• _WHAT NEEDS TO BE DONE_
Output all the entries word for word. Omit the pictures.

• _INPUT_
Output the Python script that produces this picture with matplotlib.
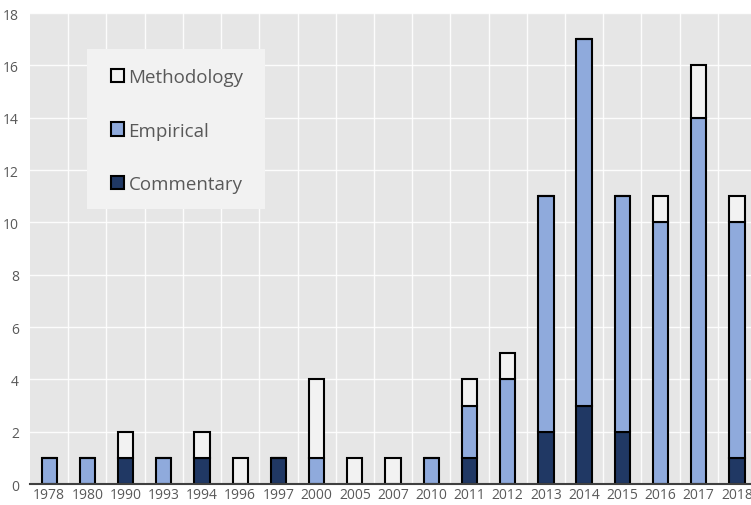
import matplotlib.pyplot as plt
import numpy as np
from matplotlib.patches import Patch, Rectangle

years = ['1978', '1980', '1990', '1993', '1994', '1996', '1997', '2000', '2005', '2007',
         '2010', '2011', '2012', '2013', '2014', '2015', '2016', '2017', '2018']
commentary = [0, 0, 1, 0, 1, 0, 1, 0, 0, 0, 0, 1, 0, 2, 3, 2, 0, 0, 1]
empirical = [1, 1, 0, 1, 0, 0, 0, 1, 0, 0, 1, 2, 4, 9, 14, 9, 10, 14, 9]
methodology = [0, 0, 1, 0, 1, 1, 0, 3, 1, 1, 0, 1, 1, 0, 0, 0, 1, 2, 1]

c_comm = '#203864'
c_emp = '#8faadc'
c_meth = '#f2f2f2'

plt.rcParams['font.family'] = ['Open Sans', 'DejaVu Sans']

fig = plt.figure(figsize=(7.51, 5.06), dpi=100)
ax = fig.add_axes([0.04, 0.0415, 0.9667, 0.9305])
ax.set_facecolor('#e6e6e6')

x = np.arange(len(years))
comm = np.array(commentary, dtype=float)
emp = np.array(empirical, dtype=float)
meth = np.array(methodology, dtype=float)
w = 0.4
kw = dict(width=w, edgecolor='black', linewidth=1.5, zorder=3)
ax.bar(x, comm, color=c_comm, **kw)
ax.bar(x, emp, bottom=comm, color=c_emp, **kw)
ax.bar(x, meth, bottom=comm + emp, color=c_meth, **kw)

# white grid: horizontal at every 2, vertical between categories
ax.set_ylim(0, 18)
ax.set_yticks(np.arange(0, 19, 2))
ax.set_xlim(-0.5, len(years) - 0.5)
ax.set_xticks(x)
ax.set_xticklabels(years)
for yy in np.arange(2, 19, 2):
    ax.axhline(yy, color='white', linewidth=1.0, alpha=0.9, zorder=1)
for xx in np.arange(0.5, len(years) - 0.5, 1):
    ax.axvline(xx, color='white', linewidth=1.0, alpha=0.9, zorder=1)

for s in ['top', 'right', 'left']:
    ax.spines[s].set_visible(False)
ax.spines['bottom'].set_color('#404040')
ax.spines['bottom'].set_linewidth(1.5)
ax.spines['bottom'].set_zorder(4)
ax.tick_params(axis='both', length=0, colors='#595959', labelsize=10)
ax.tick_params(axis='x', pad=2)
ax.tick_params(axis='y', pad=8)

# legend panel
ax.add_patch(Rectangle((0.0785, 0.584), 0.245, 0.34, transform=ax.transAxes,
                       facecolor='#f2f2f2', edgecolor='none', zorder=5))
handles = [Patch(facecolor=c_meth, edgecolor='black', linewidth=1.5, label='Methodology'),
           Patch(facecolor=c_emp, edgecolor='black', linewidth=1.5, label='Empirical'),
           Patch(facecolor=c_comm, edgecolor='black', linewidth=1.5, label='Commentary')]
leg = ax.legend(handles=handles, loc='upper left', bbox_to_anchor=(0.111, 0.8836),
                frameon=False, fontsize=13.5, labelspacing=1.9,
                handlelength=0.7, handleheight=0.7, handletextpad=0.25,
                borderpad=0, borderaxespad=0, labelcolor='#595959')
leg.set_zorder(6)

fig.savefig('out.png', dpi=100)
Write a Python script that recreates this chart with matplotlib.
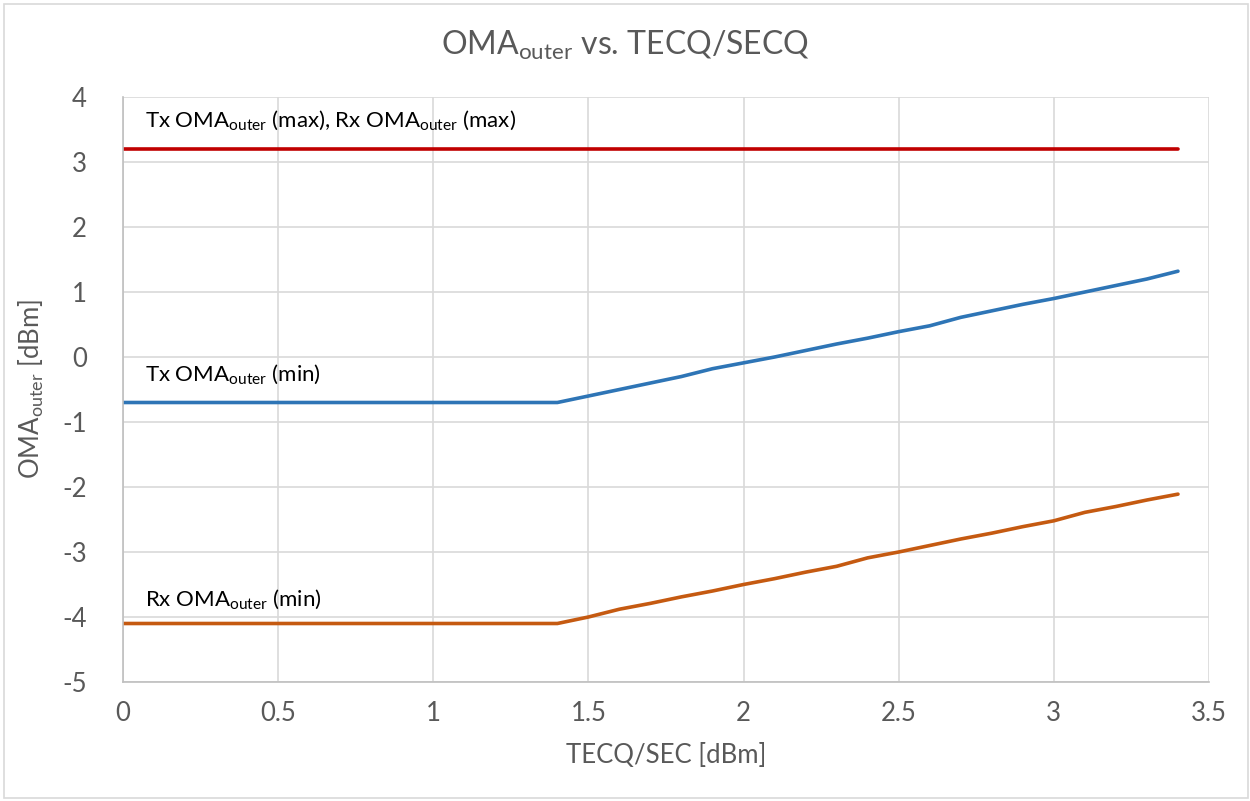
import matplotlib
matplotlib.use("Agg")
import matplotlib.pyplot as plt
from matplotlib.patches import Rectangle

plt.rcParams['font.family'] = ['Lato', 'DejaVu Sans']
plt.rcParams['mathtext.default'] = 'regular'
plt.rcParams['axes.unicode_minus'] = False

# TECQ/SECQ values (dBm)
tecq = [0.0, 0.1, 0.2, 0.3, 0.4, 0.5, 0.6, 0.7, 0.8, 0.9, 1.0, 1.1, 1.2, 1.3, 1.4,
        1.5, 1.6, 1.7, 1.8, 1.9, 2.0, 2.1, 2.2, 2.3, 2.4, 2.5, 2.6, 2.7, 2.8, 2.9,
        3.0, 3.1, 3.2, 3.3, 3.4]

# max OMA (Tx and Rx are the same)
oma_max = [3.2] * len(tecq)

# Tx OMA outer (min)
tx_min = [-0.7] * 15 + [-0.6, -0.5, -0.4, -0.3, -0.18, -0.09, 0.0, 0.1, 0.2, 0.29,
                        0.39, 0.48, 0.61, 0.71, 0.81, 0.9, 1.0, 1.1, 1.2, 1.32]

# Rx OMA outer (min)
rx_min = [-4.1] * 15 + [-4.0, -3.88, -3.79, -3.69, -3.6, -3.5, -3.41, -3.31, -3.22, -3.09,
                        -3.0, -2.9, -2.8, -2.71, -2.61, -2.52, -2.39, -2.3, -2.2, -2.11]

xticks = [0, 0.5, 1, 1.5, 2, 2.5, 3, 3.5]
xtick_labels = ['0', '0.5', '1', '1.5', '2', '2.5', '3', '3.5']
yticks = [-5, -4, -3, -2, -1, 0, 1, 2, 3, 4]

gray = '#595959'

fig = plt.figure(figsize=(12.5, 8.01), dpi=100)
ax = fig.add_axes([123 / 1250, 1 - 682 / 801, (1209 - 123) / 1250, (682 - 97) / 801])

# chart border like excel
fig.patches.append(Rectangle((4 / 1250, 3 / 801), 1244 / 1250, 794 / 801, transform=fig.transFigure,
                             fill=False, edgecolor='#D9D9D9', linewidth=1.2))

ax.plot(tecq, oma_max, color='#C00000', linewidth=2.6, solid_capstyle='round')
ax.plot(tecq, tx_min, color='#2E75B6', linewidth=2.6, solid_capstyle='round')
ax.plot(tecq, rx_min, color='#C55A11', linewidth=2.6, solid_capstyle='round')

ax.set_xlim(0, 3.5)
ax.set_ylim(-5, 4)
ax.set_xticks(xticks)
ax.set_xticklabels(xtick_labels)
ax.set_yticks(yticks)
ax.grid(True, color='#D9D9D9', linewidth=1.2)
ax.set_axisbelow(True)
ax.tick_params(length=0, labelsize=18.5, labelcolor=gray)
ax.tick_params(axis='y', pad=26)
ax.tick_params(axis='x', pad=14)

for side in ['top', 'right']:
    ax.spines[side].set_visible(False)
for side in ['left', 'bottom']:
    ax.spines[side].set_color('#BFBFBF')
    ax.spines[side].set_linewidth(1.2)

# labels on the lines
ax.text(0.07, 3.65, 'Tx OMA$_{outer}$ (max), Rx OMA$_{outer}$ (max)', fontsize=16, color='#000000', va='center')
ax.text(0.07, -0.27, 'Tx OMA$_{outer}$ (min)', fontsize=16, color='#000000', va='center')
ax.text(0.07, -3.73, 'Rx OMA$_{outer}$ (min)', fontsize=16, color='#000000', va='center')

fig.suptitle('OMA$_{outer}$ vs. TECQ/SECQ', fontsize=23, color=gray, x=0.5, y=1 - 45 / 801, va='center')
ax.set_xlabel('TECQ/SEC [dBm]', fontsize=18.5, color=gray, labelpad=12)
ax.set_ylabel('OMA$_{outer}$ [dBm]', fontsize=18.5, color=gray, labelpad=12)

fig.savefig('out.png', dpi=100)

• _CORRECT RESULT_
Output the Python script that produces this picture with matplotlib.
import matplotlib.pyplot as plt
import numpy as np
from matplotlib.patches import Patch, Rectangle

years = ['1978', '1980', '1990', '1993', '1994', '1996', '1997', '2000', '2005', '2007',
         '2010', '2011', '2012', '2013', '2014', '2015', '2016', '2017', '2018']
commentary = [0, 0, 1, 0, 1, 0, 1, 0, 0, 0, 0, 1, 0, 2, 3, 2, 0, 0, 1]
empirical = [1, 1, 0, 1, 0, 0, 0, 1, 0, 0, 1, 2, 4, 9, 14, 9, 10, 14, 9]
methodology = [0, 0, 1, 0, 1, 1, 0, 3, 1, 1, 0, 1, 1, 0, 0, 0, 1, 2, 1]

c_comm = '#203864'
c_emp = '#8faadc'
c_meth = '#f2f2f2'

plt.rcParams['font.family'] = ['Open Sans', 'DejaVu Sans']

fig = plt.figure(figsize=(7.51, 5.06), dpi=100)
ax = fig.add_axes([0.04, 0.0415, 0.9667, 0.9305])
ax.set_facecolor('#e6e6e6')

x = np.arange(len(years))
comm = np.array(commentary, dtype=float)
emp = np.array(empirical, dtype=float)
meth = np.array(methodology, dtype=float)
w = 0.4
kw = dict(width=w, edgecolor='black', linewidth=1.5, zorder=3)
ax.bar(x, comm, color=c_comm, **kw)
ax.bar(x, emp, bottom=comm, color=c_emp, **kw)
ax.bar(x, meth, bottom=comm + emp, color=c_meth, **kw)

# white grid: horizontal at every 2, vertical between categories
ax.set_ylim(0, 18)
ax.set_yticks(np.arange(0, 19, 2))
ax.set_xlim(-0.5, len(years) - 0.5)
ax.set_xticks(x)
ax.set_xticklabels(years)
for yy in np.arange(2, 19, 2):
    ax.axhline(yy, color='white', linewidth=1.0, alpha=0.9, zorder=1)
for xx in np.arange(0.5, len(years) - 0.5, 1):
    ax.axvline(xx, color='white', linewidth=1.0, alpha=0.9, zorder=1)

for s in ['top', 'right', 'left']:
    ax.spines[s].set_visible(False)
ax.spines['bottom'].set_color('#404040')
ax.spines['bottom'].set_linewidth(1.5)
ax.spines['bottom'].set_zorder(4)
ax.tick_params(axis='both', length=0, colors='#595959', labelsize=10)
ax.tick_params(axis='x', pad=2)
ax.tick_params(axis='y', pad=8)

# legend panel
ax.add_patch(Rectangle((0.0785, 0.584), 0.245, 0.34, transform=ax.transAxes,
                       facecolor='#f2f2f2', edgecolor='none', zorder=5))
handles = [Patch(facecolor=c_meth, edgecolor='black', linewidth=1.5, label='Methodology'),
           Patch(facecolor=c_emp, edgecolor='black', linewidth=1.5, label='Empirical'),
           Patch(facecolor=c_comm, edgecolor='black', linewidth=1.5, label='Commentary')]
leg = ax.legend(handles=handles, loc='upper left', bbox_to_anchor=(0.111, 0.8836),
                frameon=False, fontsize=13.5, labelspacing=1.9,
                handlelength=0.7, handleheight=0.7, handletextpad=0.25,
                borderpad=0, borderaxespad=0, labelcolor='#595959')
leg.set_zorder(6)

fig.savefig('out.png', dpi=100)
Write a Python script that recreates this chart with matplotlib.
import matplotlib
matplotlib.use("Agg")
import matplotlib.pyplot as plt
from matplotlib.patches import Rectangle

plt.rcParams['font.family'] = ['Lato', 'DejaVu Sans']
plt.rcParams['mathtext.default'] = 'regular'
plt.rcParams['axes.unicode_minus'] = False

# TECQ/SECQ values (dBm)
tecq = [0.0, 0.1, 0.2, 0.3, 0.4, 0.5, 0.6, 0.7, 0.8, 0.9, 1.0, 1.1, 1.2, 1.3, 1.4,
        1.5, 1.6, 1.7, 1.8, 1.9, 2.0, 2.1, 2.2, 2.3, 2.4, 2.5, 2.6, 2.7, 2.8, 2.9,
        3.0, 3.1, 3.2, 3.3, 3.4]

# max OMA (Tx and Rx are the same)
oma_max = [3.2] * len(tecq)

# Tx OMA outer (min)
tx_min = [-0.7] * 15 + [-0.6, -0.5, -0.4, -0.3, -0.18, -0.09, 0.0, 0.1, 0.2, 0.29,
                        0.39, 0.48, 0.61, 0.71, 0.81, 0.9, 1.0, 1.1, 1.2, 1.32]

# Rx OMA outer (min)
rx_min = [-4.1] * 15 + [-4.0, -3.88, -3.79, -3.69, -3.6, -3.5, -3.41, -3.31, -3.22, -3.09,
                        -3.0, -2.9, -2.8, -2.71, -2.61, -2.52, -2.39, -2.3, -2.2, -2.11]

xticks = [0, 0.5, 1, 1.5, 2, 2.5, 3, 3.5]
xtick_labels = ['0', '0.5', '1', '1.5', '2', '2.5', '3', '3.5']
yticks = [-5, -4, -3, -2, -1, 0, 1, 2, 3, 4]

gray = '#595959'

fig = plt.figure(figsize=(12.5, 8.01), dpi=100)
ax = fig.add_axes([123 / 1250, 1 - 682 / 801, (1209 - 123) / 1250, (682 - 97) / 801])

# chart border like excel
fig.patches.append(Rectangle((4 / 1250, 3 / 801), 1244 / 1250, 794 / 801, transform=fig.transFigure,
                             fill=False, edgecolor='#D9D9D9', linewidth=1.2))

ax.plot(tecq, oma_max, color='#C00000', linewidth=2.6, solid_capstyle='round')
ax.plot(tecq, tx_min, color='#2E75B6', linewidth=2.6, solid_capstyle='round')
ax.plot(tecq, rx_min, color='#C55A11', linewidth=2.6, solid_capstyle='round')

ax.set_xlim(0, 3.5)
ax.set_ylim(-5, 4)
ax.set_xticks(xticks)
ax.set_xticklabels(xtick_labels)
ax.set_yticks(yticks)
ax.grid(True, color='#D9D9D9', linewidth=1.2)
ax.set_axisbelow(True)
ax.tick_params(length=0, labelsize=18.5, labelcolor=gray)
ax.tick_params(axis='y', pad=26)
ax.tick_params(axis='x', pad=14)

for side in ['top', 'right']:
    ax.spines[side].set_visible(False)
for side in ['left', 'bottom']:
    ax.spines[side].set_color('#BFBFBF')
    ax.spines[side].set_linewidth(1.2)

# labels on the lines
ax.text(0.07, 3.65, 'Tx OMA$_{outer}$ (max), Rx OMA$_{outer}$ (max)', fontsize=16, color='#000000', va='center')
ax.text(0.07, -0.27, 'Tx OMA$_{outer}$ (min)', fontsize=16, color='#000000', va='center')
ax.text(0.07, -3.73, 'Rx OMA$_{outer}$ (min)', fontsize=16, color='#000000', va='center')

fig.suptitle('OMA$_{outer}$ vs. TECQ/SECQ', fontsize=23, color=gray, x=0.5, y=1 - 45 / 801, va='center')
ax.set_xlabel('TECQ/SEC [dBm]', fontsize=18.5, color=gray, labelpad=12)
ax.set_ylabel('OMA$_{outer}$ [dBm]', fontsize=18.5, color=gray, labelpad=12)

fig.savefig('out.png', dpi=100)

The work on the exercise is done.